Get your child to organize a chaat night or a pizza party where the entire family helps with food prep. Try keeping it as fresh and DIY as possible, making your pani puris, papdi chaats, pizza base, and sauce. It could be a fun family kitchen activity!

Weeding

Expose children to new tastes, colors, textures, and flavors

When it comes to developing children's palate, it's best to catch them young. The ideal flavor window is between 4 to 18 months of age when they are most open to trying new things. But don't fret if you've missed this opportunity. Older kids can also be trained to try and accept a wide variety of foods.

Here's how to make children eat a variety of foods:

  • Keep offering them small portions, even though they are likely to be rejected repeatedly.
  • Give them non-food treats when they accept a new, healthy food option.
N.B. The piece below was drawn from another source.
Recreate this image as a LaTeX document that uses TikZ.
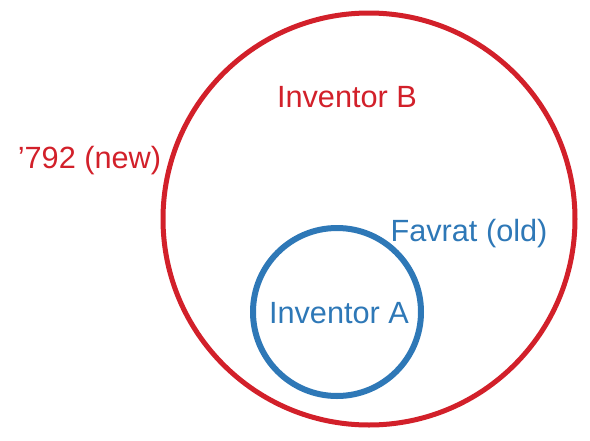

A new book, extra playtime, or a trip to the park can act as incentives.
  • Offer new foods in combination with old favorites, thus increasing their chances of acceptance.
  • Allow them to eat the same food that the adults eat, as our traditional diet is already full of variety.

Keep some healthy quick fixes ready

There will always be days when you don't have the time to prepare a meal or snack or are caught unawares by a hunger wave. For such emergencies, you can prepare and store roasted nuts, and roasted chiwda (puffed rice) with a tempering of chili and curry leaves or stock some dry ingredients for a 5-minute microwave mug cake.

Weeding

We fervently hope for the day when our child reaches for an apple instead of chips or biscuits. While it may seem like a distant dream, this is a project worth investing in. Food is at the core of good health, and we must do everything we can to give our children a fighting chance in a world filled with junk food. Lead by example, and eat the food that you want to see your child eating. Show them the way to choose and stay healthy.

So, dear parents, don't fill up your shelves with cookies and cakes for your consumption either!